══ RAW DATA
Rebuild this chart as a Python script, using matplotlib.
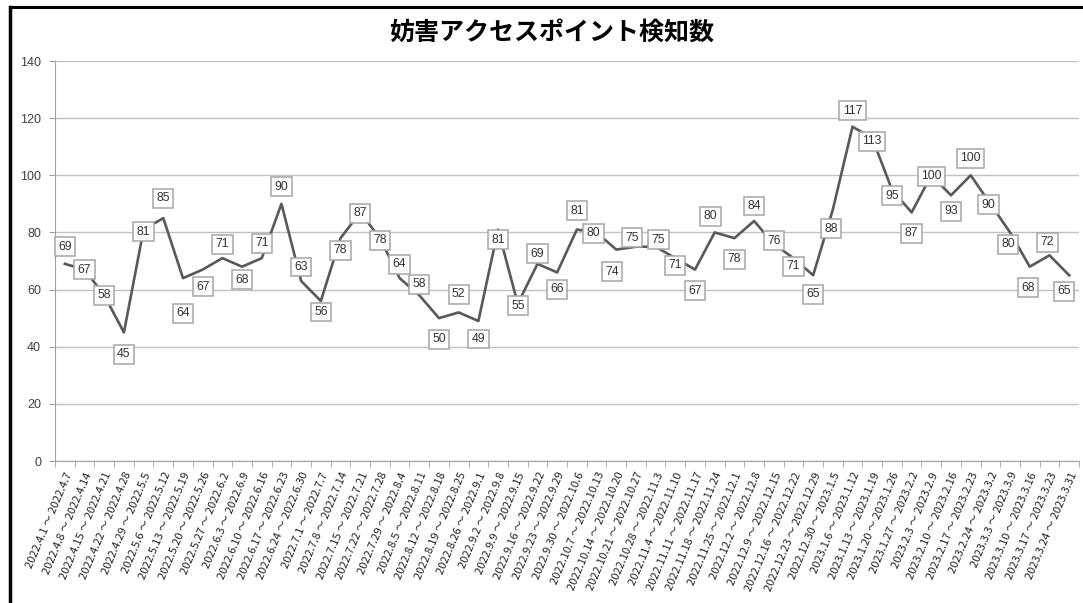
import matplotlib
matplotlib.use("Agg")
import matplotlib.pyplot as plt
from matplotlib.lines import Line2D

plt.rcParams['font.family'] = ['Noto Sans CJK JP', 'DejaVu Sans']

title = "妨害アクセスポイント検知数"

weeks = [
    "2022.4.1 ～ 2022.4.7", "2022.4.8 ～ 2022.4.14", "2022.4.15 ～ 2022.4.21",
    "2022.4.22 ～ 2022.4.28", "2022.4.29 ～ 2022.5.5", "2022.5.6 ～ 2022.5.12",
    "2022.5.13 ～ 2022.5.19", "2022.5.20 ～ 2022.5.26", "2022.5.27 ～ 2022.6.2",
    "2022.6.3 ～ 2022.6.9", "2022.6.10 ～ 2022.6.16", "2022.6.17 ～ 2022.6.23",
    "2022.6.24 ～ 2022.6.30", "2022.7.1 ～ 2022.7.7", "2022.7.8 ～ 2022.7.14",
    "2022.7.15 ～ 2022.7.21", "2022.7.22 ～ 2022.7.28", "2022.7.29 ～ 2022.8.4",
    "2022.8.5 ～ 2022.8.11", "2022.8.12 ～ 2022.8.18", "2022.8.19 ～ 2022.8.25",
    "2022.8.26 ～ 2022.9.1", "2022.9.2 ～ 2022.9.8", "2022.9.9 ～ 2022.9.15",
    "2022.9.16 ～ 2022.9.22", "2022.9.23 ～ 2022.9.29", "2022.9.30 ～ 2022.10.6",
    "2022.10.7 ～ 2022.10.13", "2022.10.14 ～ 2022.10.20", "2022.10.21 ～ 2022.10.27",
    "2022.10.28 ～ 2022.11.3", "2022.11.4 ～ 2022.11.10", "2022.11.11 ～ 2022.11.17",
    "2022.11.18 ～ 2022.11.24", "2022.11.25 ～ 2022.12.1", "2022.12.2 ～ 2022.12.8",
    "2022.12.9 ～ 2022.12.15", "2022.12.16 ～ 2022.12.22", "2022.12.23 ～ 2022.12.29",
    "2022.12.30 ～ 2023.1.5", "2023.1.6 ～ 2023.1.12", "2023.1.13 ～ 2023.1.19",
    "2023.1.20 ～ 2023.1.26", "2023.1.27 ～ 2023.2.2", "2023.2.3 ～ 2023.2.9",
    "2023.2.10 ～ 2023.2.16", "2023.2.17 ～ 2023.2.23", "2023.2.24 ～ 2023.3.2",
    "2023.3.3 ～ 2023.3.9", "2023.3.10 ～ 2023.3.16", "2023.3.17 ～ 2023.3.23",
    "2023.3.24 ～ 2023.3.31",
]

counts = [69, 67, 58, 45, 81, 85, 64, 67, 71, 68, 71, 90, 63, 56, 78, 87, 78,
          64, 58, 50, 52, 49, 81, 55, 69, 66, 81, 80, 74, 75, 75, 71, 67, 80,
          78, 84, 76, 71, 65, 88, 117, 113, 95, 87, 100, 93, 100, 90, 80, 68,
          72, 65]

# label box placement, pixels (dx right, dy down) from the point
label_offsets = [
    (0, -17), (0, 0), (0, 0), (0, 22), (0, 2), (0, -20), (0, 35), (0, 17),
    (0, -14), (0, 13), (0, -15), (0, -17), (0, -14), (0, 11), (0, 12), (0, 1),
    (0, 2), (0, -14), (0, -11), (0, 21), (0, -18), (0, 18), (0, 10), (0, 2),
    (0, -10), (0, 17), (0, -19), (-3, 1), (-4, 22), (-4, -9), (3, -7), (0, 7),
    (0, 21), (-4, -16), (0, 21), (0, -15), (0, -3), (0, 8), (0, 19), (-2, 19),
    (0, -16), (0, 3), (0, 6), (0, 21), (0, 1), (0, 16), (0, -17), (-2, 1),
    (-2, 12), (-2, 21), (-2, -13), (-5, 16),
]

fig = plt.figure(figsize=(10.83, 6.03), dpi=100)
ax = fig.add_axes([55 / 1083, 1 - 461 / 603, 1024 / 1083, 400 / 603])

x = list(range(len(counts)))
ax.plot(x, counts, color='#595959', lw=1.9, zorder=3)

for xi, v, (dx, dy) in zip(x, counts, label_offsets):
    ax.annotate(str(v), (xi, v), xytext=(dx, -dy), textcoords='offset pixels',
                ha='center', va='center', fontsize=8.8, color='#333333',
                family=['Liberation Sans', 'DejaVu Sans'], zorder=5,
                bbox=dict(boxstyle='square,pad=0.28', fc='white', ec='#a6a6a6', lw=1.1))

ax.set_xlim(-0.5, len(counts) - 0.5)
ax.set_ylim(0, 140)
ax.set_yticks(range(0, 141, 20))
ax.yaxis.grid(True, color='#c0c0c0', lw=1)
ax.set_axisbelow(True)
ax.tick_params(axis='y', length=4, color='#a0a0a0', labelsize=9,
               labelcolor='#404040', pad=6)
for t in ax.get_yticklabels():
    t.set_family(['Liberation Sans', 'DejaVu Sans'])

ax.set_xticks(x)
ax.set_xticklabels(weeks, rotation=67, ha='right', va='top',
                   rotation_mode='anchor', fontsize=8.0, color='#222222')
ax.tick_params(axis='x', which='major', length=0, pad=7)
ax.set_xticks([i - 0.5 for i in range(len(counts) + 1)], minor=True)
ax.tick_params(axis='x', which='minor', length=4, color='#a0a0a0')

for s in ['top', 'right']:
    ax.spines[s].set_visible(False)
for s in ['left', 'bottom']:
    ax.spines[s].set_color('#a0a0a0')

fig.text(552 / 1083, 1 - 33 / 603, title, ha='center', va='center',
         fontsize=18, fontweight='bold', color='black')

# outer chart frame (cut off at right and bottom)
fig.add_artist(Line2D([10 / 1083, 10 / 1083], [0, 1 - 7 / 603],
                      transform=fig.transFigure, color='black', lw=2.5))
fig.add_artist(Line2D([10 / 1083, 1], [1 - 7 / 603, 1 - 7 / 603],
                      transform=fig.transFigure, color='black', lw=2.2))

fig.savefig('out.png', dpi=100)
════
:: DIRECTIONS FOR THIS TASK ::
All the material shown above is to be copied exactly, with no pictures carried over.

:: FINAL RESULT ::
Rebuild this chart as a Python script, using matplotlib.
import matplotlib
matplotlib.use("Agg")
import matplotlib.pyplot as plt
from matplotlib.lines import Line2D

plt.rcParams['font.family'] = ['Noto Sans CJK JP', 'DejaVu Sans']

title = "妨害アクセスポイント検知数"

weeks = [
    "2022.4.1 ～ 2022.4.7", "2022.4.8 ～ 2022.4.14", "2022.4.15 ～ 2022.4.21",
    "2022.4.22 ～ 2022.4.28", "2022.4.29 ～ 2022.5.5", "2022.5.6 ～ 2022.5.12",
    "2022.5.13 ～ 2022.5.19", "2022.5.20 ～ 2022.5.26", "2022.5.27 ～ 2022.6.2",
    "2022.6.3 ～ 2022.6.9", "2022.6.10 ～ 2022.6.16", "2022.6.17 ～ 2022.6.23",
    "2022.6.24 ～ 2022.6.30", "2022.7.1 ～ 2022.7.7", "2022.7.8 ～ 2022.7.14",
    "2022.7.15 ～ 2022.7.21", "2022.7.22 ～ 2022.7.28", "2022.7.29 ～ 2022.8.4",
    "2022.8.5 ～ 2022.8.11", "2022.8.12 ～ 2022.8.18", "2022.8.19 ～ 2022.8.25",
    "2022.8.26 ～ 2022.9.1", "2022.9.2 ～ 2022.9.8", "2022.9.9 ～ 2022.9.15",
    "2022.9.16 ～ 2022.9.22", "2022.9.23 ～ 2022.9.29", "2022.9.30 ～ 2022.10.6",
    "2022.10.7 ～ 2022.10.13", "2022.10.14 ～ 2022.10.20", "2022.10.21 ～ 2022.10.27",
    "2022.10.28 ～ 2022.11.3", "2022.11.4 ～ 2022.11.10", "2022.11.11 ～ 2022.11.17",
    "2022.11.18 ～ 2022.11.24", "2022.11.25 ～ 2022.12.1", "2022.12.2 ～ 2022.12.8",
    "2022.12.9 ～ 2022.12.15", "2022.12.16 ～ 2022.12.22", "2022.12.23 ～ 2022.12.29",
    "2022.12.30 ～ 2023.1.5", "2023.1.6 ～ 2023.1.12", "2023.1.13 ～ 2023.1.19",
    "2023.1.20 ～ 2023.1.26", "2023.1.27 ～ 2023.2.2", "2023.2.3 ～ 2023.2.9",
    "2023.2.10 ～ 2023.2.16", "2023.2.17 ～ 2023.2.23", "2023.2.24 ～ 2023.3.2",
    "2023.3.3 ～ 2023.3.9", "2023.3.10 ～ 2023.3.16", "2023.3.17 ～ 2023.3.23",
    "2023.3.24 ～ 2023.3.31",
]

counts = [69, 67, 58, 45, 81, 85, 64, 67, 71, 68, 71, 90, 63, 56, 78, 87, 78,
          64, 58, 50, 52, 49, 81, 55, 69, 66, 81, 80, 74, 75, 75, 71, 67, 80,
          78, 84, 76, 71, 65, 88, 117, 113, 95, 87, 100, 93, 100, 90, 80, 68,
          72, 65]

# label box placement, pixels (dx right, dy down) from the point
label_offsets = [
    (0, -17), (0, 0), (0, 0), (0, 22), (0, 2), (0, -20), (0, 35), (0, 17),
    (0, -14), (0, 13), (0, -15), (0, -17), (0, -14), (0, 11), (0, 12), (0, 1),
    (0, 2), (0, -14), (0, -11), (0, 21), (0, -18), (0, 18), (0, 10), (0, 2),
    (0, -10), (0, 17), (0, -19), (-3, 1), (-4, 22), (-4, -9), (3, -7), (0, 7),
    (0, 21), (-4, -16), (0, 21), (0, -15), (0, -3), (0, 8), (0, 19), (-2, 19),
    (0, -16), (0, 3), (0, 6), (0, 21), (0, 1), (0, 16), (0, -17), (-2, 1),
    (-2, 12), (-2, 21), (-2, -13), (-5, 16),
]

fig = plt.figure(figsize=(10.83, 6.03), dpi=100)
ax = fig.add_axes([55 / 1083, 1 - 461 / 603, 1024 / 1083, 400 / 603])

x = list(range(len(counts)))
ax.plot(x, counts, color='#595959', lw=1.9, zorder=3)

for xi, v, (dx, dy) in zip(x, counts, label_offsets):
    ax.annotate(str(v), (xi, v), xytext=(dx, -dy), textcoords='offset pixels',
                ha='center', va='center', fontsize=8.8, color='#333333',
                family=['Liberation Sans', 'DejaVu Sans'], zorder=5,
                bbox=dict(boxstyle='square,pad=0.28', fc='white', ec='#a6a6a6', lw=1.1))

ax.set_xlim(-0.5, len(counts) - 0.5)
ax.set_ylim(0, 140)
ax.set_yticks(range(0, 141, 20))
ax.yaxis.grid(True, color='#c0c0c0', lw=1)
ax.set_axisbelow(True)
ax.tick_params(axis='y', length=4, color='#a0a0a0', labelsize=9,
               labelcolor='#404040', pad=6)
for t in ax.get_yticklabels():
    t.set_family(['Liberation Sans', 'DejaVu Sans'])

ax.set_xticks(x)
ax.set_xticklabels(weeks, rotation=67, ha='right', va='top',
                   rotation_mode='anchor', fontsize=8.0, color='#222222')
ax.tick_params(axis='x', which='major', length=0, pad=7)
ax.set_xticks([i - 0.5 for i in range(len(counts) + 1)], minor=True)
ax.tick_params(axis='x', which='minor', length=4, color='#a0a0a0')

for s in ['top', 'right']:
    ax.spines[s].set_visible(False)
for s in ['left', 'bottom']:
    ax.spines[s].set_color('#a0a0a0')

fig.text(552 / 1083, 1 - 33 / 603, title, ha='center', va='center',
         fontsize=18, fontweight='bold', color='black')

# outer chart frame (cut off at right and bottom)
fig.add_artist(Line2D([10 / 1083, 10 / 1083], [0, 1 - 7 / 603],
                      transform=fig.transFigure, color='black', lw=2.5))
fig.add_artist(Line2D([10 / 1083, 1], [1 - 7 / 603, 1 - 7 / 603],
                      transform=fig.transFigure, color='black', lw=2.2))

fig.savefig('out.png', dpi=100)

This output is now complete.